Life in the Ancient Villages

"Our Villages were located in rich alluvial river valleys, which gave access to lakes or the Great Sea downstream or to the upstream life of hill and mountain. These alluvial valleys later buried many villages, enfolding and sheltering them from inquisitive Euro-Americans. The villages were clusters of wigwams, perhaps arranged about larger council houses and dance grounds. I do not know of any above-ground evidence of what our ancient houses looked like. ...The historic wigwam of Wôbanakik is a cone, a widely distributed and probably archaic dwelling. Postholes of our ancient wigwams are not inconsistent with this type of residence. Each wigwam could hold up to fifteen people and was probably as conical frame of flexible saplings covered with birch, elm, or softwood bark. The ten- to sixteen-foot-diameter framework used three-inch main posts and smaller horizontal members bound together with basswood, hickory, or elm lashings. Coverings were sewn on with thinner wadabal (spruce root ties). Each wigwam had a central hearth to provide light and heat for domestic activities and a central smokehole that could be closed with a flexible mat during foul weather.

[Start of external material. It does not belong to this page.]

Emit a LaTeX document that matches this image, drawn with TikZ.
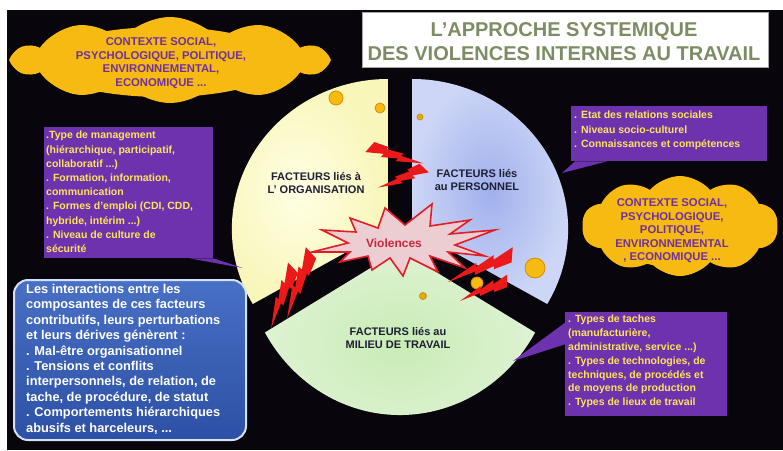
\documentclass[tikz,border=0pt]{standalone}
\usepackage{fontspec}
\setmainfont{Liberation Sans}
\usetikzlibrary{shapes.symbols,calc}
\definecolor{bgc}{RGB}{8,6,12}
\definecolor{gold}{RGB}{246,186,16}
\definecolor{goldline}{RGB}{215,140,10}
\definecolor{cloudpurple}{RGB}{112,48,160}
\definecolor{boxpurple}{RGB}{110,50,175}
\definecolor{ytxt}{RGB}{255,228,90}
\definecolor{titletxt}{RGB}{125,140,100}
\definecolor{labeltxt}{RGB}{30,30,50}
\definecolor{boltred}{RGB}{235,25,25}
\definecolor{starfill}{RGB}{236,205,210}
\definecolor{starline}{RGB}{225,30,40}
\definecolor{startxt}{RGB}{200,40,60}
\tikzset{
  cloudtxt/.style={align=center, text=cloudpurple, font=\fontsize{11.3}{13.5}\selectfont\bfseries, inner sep=0pt},
  ytext/.style={align=left, text=ytxt, font=\fontsize{10.5}{14.2}\selectfont\bfseries, inner sep=0pt, anchor=north west},
  pboxshape/.style={fill=boxpurple, draw=none, anchor=north west, inner sep=0pt},
  goldcloud/.style={cloud, cloud puffs=10, cloud puff arc=100, fill=gold, draw=none, inner sep=0pt},
  piefont/.style={align=center, text=labeltxt, font=\fontsize{11}{12.5}\selectfont\bfseries, inner sep=0pt},
  golddot/.style={circle, fill=gold, draw=goldline, line width=0.8pt, inner sep=0pt},
  boltpic/.pic={\fill[boltred] (0.048,-0.167) -- (-0.053,0.173) -- (0.268,0.071) -- (0.240,0.178) -- (0.538,0.077) -- (0.514,0.166) -- (1,0) -- (0.578,-0.019) -- (0.603,-0.097) -- (0.299,-0.078) -- (0.318,-0.149) -- cycle;}
}
\begin{document}
\begin{tikzpicture}[x=1pt,y=-1pt]
\useasboundingbox (0,0) rectangle (783,450);
\fill[white] (0,0) rectangle (783,450);
\fill[bgc] (7,10) rectangle (783,450);

% title
\node[draw=gray!70, line width=1pt, fill=white, minimum width=406pt, minimum height=55pt, anchor=north west, inner sep=0pt] (titlebox) at (362,12) {};
\node[text=titletxt, font=\fontsize{20}{24}\selectfont\bfseries, inner sep=0pt] (title1) at (564,31) {L’APPROCHE SYSTEMIQUE};
\node[text=titletxt, font=\fontsize{20}{24}\selectfont\bfseries, inner sep=0pt] (title2) at (564,54) {DES VIOLENCES INTERNES AU TRAVAIL};

% top-left cloud
\node[goldcloud, minimum width=312pt, minimum height=86pt] (cloudA) at (170,60) {};
\fill[gold] (163,62) ellipse [x radius=120, y radius=35];
\node[cloudtxt] (cloudAtxt) at (161,63) {CONTEXTE SOCIAL,\\PSYCHOLOGIQUE, POLITIQUE,\\ENVIRONNEMENTAL,\\ECONOMIQUE ...};

% right cloud
\node[goldcloud, minimum width=196pt, minimum height=100pt] (cloudB) at (680,226) {};
\fill[gold] (675,229) ellipse [x radius=70, y radius=38];
\node[cloudtxt] (cloudBtxt) at (672,231) {CONTEXTE SOCIAL,\\PSYCHOLOGIQUE,\\POLITIQUE,\\ENVIRONNEMENTAL\\, ECONOMIQUE ...};

% pie sectors
\coordinate (J) at (400,236);
\coordinate (cy) at ($(J)+(210:14)$);
\coordinate (cb) at ($(J)+(-30:14)$);
\coordinate (cg) at ($(J)+(90:14)$);
\shade[inner color={rgb,255:red,255;green,255;blue,228}, outer color={rgb,255:red,248;green,246;blue,185}]
  (cy) -- ++(150:156 and 150) arc[start angle=150, end angle=270, x radius=156, y radius=150] -- cycle;
\shade[inner color={rgb,255:red,160;green,176;blue,236}, outer color={rgb,255:red,205;green,214;blue,246}]
  (cb) -- ++(-90:156 and 150) arc[start angle=-90, end angle=30, x radius=156, y radius=150] -- cycle;
\shade[inner color={rgb,255:red,200;green,236;blue,182}, outer color={rgb,255:red,222;green,242;blue,210}]
  (cg) -- ++(30:156 and 165) arc[start angle=30, end angle=150, x radius=156, y radius=165] -- cycle;

% gold dots
\node[golddot, minimum size=14pt] (dot1) at (336,98) {};
\node[golddot, minimum size=10pt] (dot2) at (380,108) {};
\node[golddot, minimum size=6pt, fill=gold!80!olive] (dot3) at (420,117) {};
\node[golddot, minimum size=20pt] (dot4) at (535,268) {};
\node[golddot, minimum size=12pt] (dot5) at (477,283) {};
\node[golddot, minimum size=7pt, fill=gold!80!olive] (dot6) at (423,296) {};

% pie labels
\node[piefont] (lblorg) at (316,183) {FACTEURS liés à\\L’ ORGANISATION};
\node[piefont] (lblpers) at (477,180) {FACTEURS liés\\au PERSONNEL};
\node[piefont] (lblmil) at (398,338) {FACTEURS liés au\\MILIEU DE TRAVAIL};

% violences star
\filldraw[fill=starfill, draw=starline, line width=1.6pt, line join=miter]
 (312,252) -- (348,243) -- (322,230) -- (356,232) -- (350,218) -- (378,228) -- (385,208) -- (405,225)
 -- (432,204) -- (430,226) -- (470,220) -- (450,234) -- (495,230) -- (455,245) -- (485,256) -- (448,252)
 -- (465,268) -- (430,256) -- (438,272) -- (410,258) -- (403,276) -- (390,258) -- (372,270) -- (368,256)
 -- (340,262) -- (350,252) -- cycle;
\node[text=startxt, font=\fontsize{12}{14}\selectfont\bfseries, inner sep=0pt] (viol) at (394,243) {Violences};

% bolts (angle measured with y pointing down -> rotate=-angle)
\pic[rotate=-17, xscale=56, yscale=36] (bolt1) at (370,147) {boltpic};
\pic[rotate=-157, xscale=50, yscale=-34] (bolt2) at (424,168) {boltpic};
\pic[rotate=-110, xscale=70, yscale=40] (bolt3) at (311,253) {boltpic};
\pic[rotate=-110, xscale=64, yscale=38] (bolt4) at (293,268) {boltpic};
\pic[rotate=-157, xscale=70, yscale=40] (bolt5) at (512,255) {boltpic};
\pic[rotate=-157, xscale=51, yscale=34] (bolt6) at (507,281) {boltpic};

% left purple box
\node[pboxshape, minimum width=169pt, minimum height=131pt] (boxL) at (44,127) {};
\fill[boxpurple] ($(boxL.south east)+(-24,0)$) -- (243,268) -- (boxL.south east) -- cycle;
\node[ytext] (boxLtxt) at (46,131) {.Type de management\\(hiérarchique, participatif,\\collaboratif ...)\\. Formation, information,\\communication\\. Formes d’emploi (CDI, CDD,\\hybride, intérim ...)\\. Niveau de culture de\\sécurité};

% right purple box
\node[pboxshape, minimum width=196pt, minimum height=55pt] (boxR) at (571,106) {};
\fill[boxpurple] ($(boxR.south west)+(4,0)$) -- (562,173) -- ($(boxR.south west)+(36,0)$) -- cycle;
\node[ytext] (boxRtxt) at (574,111) {. Etat des relations sociales\\. Niveau socio-culturel\\. Connaissances et compétences};

% bottom-right purple box
\node[pboxshape, minimum width=162pt, minimum height=104pt] (boxM) at (565,312) {};
\fill[boxpurple] ($(boxM.north west)+(1,10)$) -- (513,361) -- ($(boxM.north west)+(1,32)$) -- cycle;
\node[ytext, font=\fontsize{10.5}{13.8}\selectfont\bfseries] (boxMtxt) at (568,315) {. Types de taches\\(manufacturière,\\administrative, service ...)\\. Types de technologies, de\\techniques, de procédés et\\de moyens de production\\. Types de lieux de travail};

% bottom-left blue box
\node[anchor=north west, minimum width=232pt, minimum height=160pt, rounded corners=14pt, draw={rgb,255:red,215;green,225;blue,245}, line width=2pt,
  top color={rgb,255:red,72;green,112;blue,196}, bottom color={rgb,255:red,44;green,80;blue,165}, inner sep=0pt] (boxB) at (13,279) {};
\node[anchor=north west, align=left, text=white, font=\fontsize{12.8}{15.4}\selectfont\bfseries, inner sep=0pt] (boxBtxt) at (26,284)
 {Les interactions entre les\\composantes de ces facteurs\\contributifs, leurs perturbations\\et leurs dérives génèrent :\\. Mal-être organisationnel\\. Tensions et conflits\\interpersonnels, de relation, de\\tache, de procédure, de statut\\. Comportements hiérarchiques\\abusifs et harceleurs, ...};
\end{tikzpicture}
\end{document}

... Furniture was sparse, and little was needed in the wigwams and extended houses. Cattail mats called anhahkoganal were woven with basswood wefts after their late summer harvest. These mats provided comfort and privacy. Other furniture consisted of aromatic spruce braches covered with hides and staked to the earth. Covered with soft oswadagen (hides tanned with the fur on), these provide comfortable, insulating bedding. The outsides of the buildings could be painted with family crests or decorative symbols.

The cramped wigwams and apartments were but privacy or sleeping areas in the summer, when most activities took place outside. But people often retreated to the dim, smoky interiors during bad weather. During the long winter months our ancestors lived inside, venturing outside for hunting and fuel wood gathering. These were times for productive activity and time for telling stories. The cramped interiors required strict rules for personal and family space. Each person had his or her inviolate space, and one needed to ask permission before entering it. The central hearth was communal, but the periphery was private space, not to be violated.

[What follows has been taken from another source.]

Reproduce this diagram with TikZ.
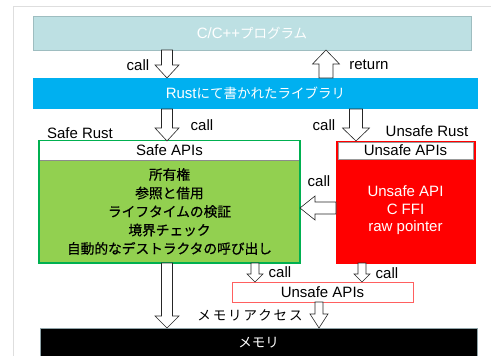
\documentclass[tikz,border=0pt]{standalone}
\usepackage{fontspec}
\setmainfont{Liberation Sans}
\newfontfamily\jp{Noto Sans CJK JP}
\newfontfamily\jpb[FakeBold=0.6]{Noto Sans CJK JP}
\newfontfamily\jps[LetterSpace=14]{Noto Sans CJK JP}
\usetikzlibrary{calc}
\definecolor{teal0}{HTML}{BDE0E3}
\definecolor{tealb}{HTML}{9EBDC0}
\definecolor{rustblue}{HTML}{00B0F0}
\definecolor{gfill}{HTML}{92D050}
\definecolor{gline}{HTML}{00B050}
\definecolor{uline}{HTML}{FF6060}
\definecolor{framec}{HTML}{DEDEDE}
\definecolor{memb}{HTML}{8FA3A8}
\newcommand\lat{\fontsize{15}{17.5}\selectfont}
\newcommand\jap{\jp\fontsize{13.5}{18.5}\selectfont}
\newcommand\japb{\jpb\fontsize{13.7}{18.5}\selectfont}
\tikzset{
  blkS/.store in=\blkS, blkH/.store in=\blkH, blkL/.store in=\blkL,
  blk/.style={draw=black!85, fill=white, line width=0.6pt, line join=miter,
    blkS=5.5, blkH=12, blkL=13,
    to path={($(\tikztostart)!\blkS pt!90:(\tikztotarget)$)
      -- ($(\tikztotarget)!\blkL pt!(\tikztostart)!\blkS pt!90:(\tikztotarget)$)
      -- ($(\tikztotarget)!\blkL pt!(\tikztostart)!\blkH pt!90:(\tikztotarget)$)
      -- (\tikztotarget)
      -- ($(\tikztotarget)!\blkL pt!(\tikztostart)!\blkH pt!-90:(\tikztotarget)$)
      -- ($(\tikztotarget)!\blkL pt!(\tikztostart)!\blkS pt!-90:(\tikztotarget)$)
      -- ($(\tikztostart)!\blkS pt!-90:(\tikztotarget)$) -- cycle}},
  small blk/.style={blk, blkS=4, blkH=8, blkL=8},
  mid blk/.style={blk, blkS=4, blkH=9, blkL=14},
  rect/.style={rectangle, inner sep=0pt, outer sep=0pt},
  lbl/.style={inner sep=0pt, font=\lat},
}
\begin{document}
\begin{tikzpicture}[x=1pt, y=-1pt]
\useasboundingbox (0,0) rectangle (491,356);
\clip (0,0) rectangle (491,356);
\draw[framec, line width=1pt] (13,360) -- (13,6) -- (495,6);

% boxes
\node[rect, fill=teal0, draw=tealb, minimum width=438pt, minimum height=34pt, text=white] (cprog) at (252,33) {\lat C/C++\jap プログラム};
\node[rect, fill=rustblue, minimum width=445pt, minimum height=31pt, text=white] (rust) at (255.5,93.5) {\lat Rust\jap にて書かれたライブラリ};

\node[rect, fill=gfill, draw=gline, line width=2pt, minimum width=261pt, minimum height=122pt] (safe) at (169.5,202) {};
\node[rect, fill=white, minimum width=259pt, minimum height=19pt] (safeh) at (169.5,150.5) {\lat Safe APIs};
\draw[black!45, line width=0.5pt] (safeh.south west) -- (safeh.south east);
\node[rect, align=center, font=\japb] (safeb) at (169.5,211.5) {所有権\\参照と借用\\ライフタイムの検証\\境界チェック\\自動的なデストラクタの呼び出し};

\node[rect, fill=red, draw=red, minimum width=139pt, minimum height=122pt] (unsafe) at (405.5,202) {};
\node[rect, fill=white, draw=black!40, line width=0.5pt, minimum width=135pt, minimum height=17pt] (unsafeh) at (405.5,150.5) {\lat Unsafe APIs};
\node[rect, align=center, font=\lat, text=white] (unsafeb) at (405.5,210.5) {Unsafe API\\C FFI\\raw pointer};

\node[rect, fill=white, draw=uline, line width=0.8pt, minimum width=181pt, minimum height=20pt] (uapis) at (322.5,292) {\lat Unsafe APIs};
\node[rect, fill=black, draw=memb, line width=0.8pt, minimum width=437pt, minimum height=29pt, text=white] (mem) at (258.5,342.5) {\jap メモリ};

% arrows
\coordinate (a1s) at (167,0 |- cprog.south);
\coordinate (a1e) at (167,0 |- rust.north);
\coordinate (a2s) at (326,0 |- rust.north);
\coordinate (a2e) at (326,0 |- cprog.south);
\coordinate (a3s) at (167,0 |- rust.south);
\coordinate (a3e) at (167,0 |- safe.north);
\coordinate (a4s) at (356,0 |- rust.south);
\coordinate (a4e) at (356,0 |- unsafe.north);
\coordinate (a5s) at (unsafe.west |- 0,208);
\coordinate (a5e) at (safe.east |- 0,208);
\coordinate (a6s) at (167,0 |- safe.south);
\coordinate (a6e) at (167,0 |- mem.north);
\coordinate (a7s) at (255,0 |- safe.south);
\coordinate (a7e) at (255,0 |- uapis.north);
\coordinate (a8s) at (362,0 |- unsafe.south);
\coordinate (a8e) at (362,0 |- uapis.north);
\coordinate (a9s) at (319,0 |- uapis.south);
\coordinate (a9e) at (319,0 |- mem.north);

\draw[blk] (a1s) to (a1e);
\draw[blk, blkS=7, blkH=13.5, blkL=14] (a2s) to (a2e);
\draw[blk] (a3s) to (a3e);
\draw[blk, blkS=6.5, blkH=13.5] (a4s) to (a4e);
\draw[blk, blkS=6, blkH=12, blkL=15] (a5s) to (a5e);
\draw[blk, blkL=12] (a6s) to (a6e);
\draw[small blk] (a7s) to (a7e);
\draw[small blk] (a8s) to (a8e);
\draw[mid blk] (a9s) to (a9e);

% labels
\node[lbl] (l1) at (138,65) {call};
\node[lbl] (l2) at (369,65) {return};
\node[lbl] (l3) at (202,125) {call};
\node[lbl] (l4) at (80,133) {Safe Rust};
\node[lbl] (l5) at (324,125) {call};
\node[lbl] (l6) at (427,131) {Unsafe Rust};
\node[lbl] (l7) at (319,181) {call};
\node[lbl] (l8) at (280,272) {call};
\node[lbl] (l9) at (387,273) {call};
\node[inner sep=0pt, font=\jps\fontsize{13.5}{16}\selectfont] (l10) at (250,315) {メモリアクセス};
\end{tikzpicture}
\end{document}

...Cooking over the fire included roasting, sometimes with a rotisserie, and using heated boiling-stones transferred from the fire to stone, skin, or bark cookpots. Sewing tailored clothing was made possible by eyed needles. We had tailored solid-hide and woven-hide shirts and woven vegetal fiber/animal hair garments. Cordage, basketry, and textiles were made all year round. Woodcarving was perfected during this time but only dimly known through a ten-inch bowl recovered in Quobaug Lake, Massachusetts.

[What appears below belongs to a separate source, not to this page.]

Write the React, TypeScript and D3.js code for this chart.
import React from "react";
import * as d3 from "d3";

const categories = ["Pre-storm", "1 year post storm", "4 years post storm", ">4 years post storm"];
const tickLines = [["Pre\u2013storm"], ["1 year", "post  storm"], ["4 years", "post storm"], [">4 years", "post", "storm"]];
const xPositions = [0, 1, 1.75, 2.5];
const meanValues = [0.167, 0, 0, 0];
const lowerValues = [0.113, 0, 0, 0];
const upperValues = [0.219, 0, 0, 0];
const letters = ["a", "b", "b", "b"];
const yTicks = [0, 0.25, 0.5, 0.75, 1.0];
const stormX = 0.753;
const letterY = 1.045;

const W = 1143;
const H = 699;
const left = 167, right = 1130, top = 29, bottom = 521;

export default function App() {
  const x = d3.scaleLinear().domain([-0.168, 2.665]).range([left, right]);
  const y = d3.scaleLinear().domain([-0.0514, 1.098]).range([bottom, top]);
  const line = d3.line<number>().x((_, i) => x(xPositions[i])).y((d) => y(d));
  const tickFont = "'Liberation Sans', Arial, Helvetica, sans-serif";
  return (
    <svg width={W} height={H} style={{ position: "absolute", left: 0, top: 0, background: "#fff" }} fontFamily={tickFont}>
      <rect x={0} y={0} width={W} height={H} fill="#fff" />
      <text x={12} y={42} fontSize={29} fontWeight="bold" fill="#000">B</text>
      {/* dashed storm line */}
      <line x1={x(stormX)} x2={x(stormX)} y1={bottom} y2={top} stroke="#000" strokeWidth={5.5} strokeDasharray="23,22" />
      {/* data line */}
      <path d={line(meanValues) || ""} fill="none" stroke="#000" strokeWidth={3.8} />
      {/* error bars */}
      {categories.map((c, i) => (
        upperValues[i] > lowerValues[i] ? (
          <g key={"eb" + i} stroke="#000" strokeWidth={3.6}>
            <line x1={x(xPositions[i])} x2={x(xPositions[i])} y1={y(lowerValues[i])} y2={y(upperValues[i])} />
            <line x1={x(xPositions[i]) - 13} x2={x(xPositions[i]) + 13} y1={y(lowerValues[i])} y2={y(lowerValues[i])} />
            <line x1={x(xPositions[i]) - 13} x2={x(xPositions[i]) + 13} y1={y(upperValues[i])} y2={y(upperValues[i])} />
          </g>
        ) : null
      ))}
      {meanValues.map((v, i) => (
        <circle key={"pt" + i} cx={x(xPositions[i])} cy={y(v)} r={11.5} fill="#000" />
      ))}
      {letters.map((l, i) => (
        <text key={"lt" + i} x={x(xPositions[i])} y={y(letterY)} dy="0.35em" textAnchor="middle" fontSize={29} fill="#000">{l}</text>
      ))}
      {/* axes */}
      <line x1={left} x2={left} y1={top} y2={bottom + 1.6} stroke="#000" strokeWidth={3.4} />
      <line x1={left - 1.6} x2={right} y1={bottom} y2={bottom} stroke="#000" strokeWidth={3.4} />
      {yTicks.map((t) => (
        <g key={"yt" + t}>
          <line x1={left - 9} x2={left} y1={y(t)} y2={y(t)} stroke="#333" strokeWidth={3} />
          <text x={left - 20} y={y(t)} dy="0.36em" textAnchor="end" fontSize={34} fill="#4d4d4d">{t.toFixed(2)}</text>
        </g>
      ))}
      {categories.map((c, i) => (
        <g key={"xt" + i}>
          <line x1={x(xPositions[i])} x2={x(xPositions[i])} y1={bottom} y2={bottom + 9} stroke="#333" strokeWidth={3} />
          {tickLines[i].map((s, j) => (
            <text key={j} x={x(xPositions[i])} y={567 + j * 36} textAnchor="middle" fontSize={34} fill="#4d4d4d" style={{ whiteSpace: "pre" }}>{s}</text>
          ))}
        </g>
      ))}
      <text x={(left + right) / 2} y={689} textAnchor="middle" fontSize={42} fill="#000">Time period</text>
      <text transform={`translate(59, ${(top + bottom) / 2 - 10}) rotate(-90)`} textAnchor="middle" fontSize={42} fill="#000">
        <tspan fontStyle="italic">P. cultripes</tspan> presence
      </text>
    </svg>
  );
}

...Neighbors exchanged gossip, stories, and information inside the village, often visiting each other by night by the light of birch-bark torches. At other times they banded together to hunt, fish or gather wild foods. Neighboring villages met for ceremonies marking the annual cycle of Aki, the Earth, or the birth, death, or puberty of a young Alnôba. Each village had its own hunting and fishing territory, but quarried were for the use of all villages. During the spring fish-run harvest or the fall hunting, the village would be deserted, everyone moving to temporary camps close to the fish or game. There, the bounty of the land would be processed and brought back to the main village to be hung or cached in bark-lined storage pits. My grandfather said that a pit on an island in the stream was the best cache, since most land-dwelling pests couldn't get to it, though dogs and raccoons have been known to swim for a cache. By and large, village life went smoothly; those who had more gave to those who were less fortunate, both within and among villages; strife and ware were almost unknown, although famine was a constant companion."

Quoted from Fred M. Wiseman, The Voice of the Dawn: An Autohistory of the Abenaki Nation, pp. 33-37.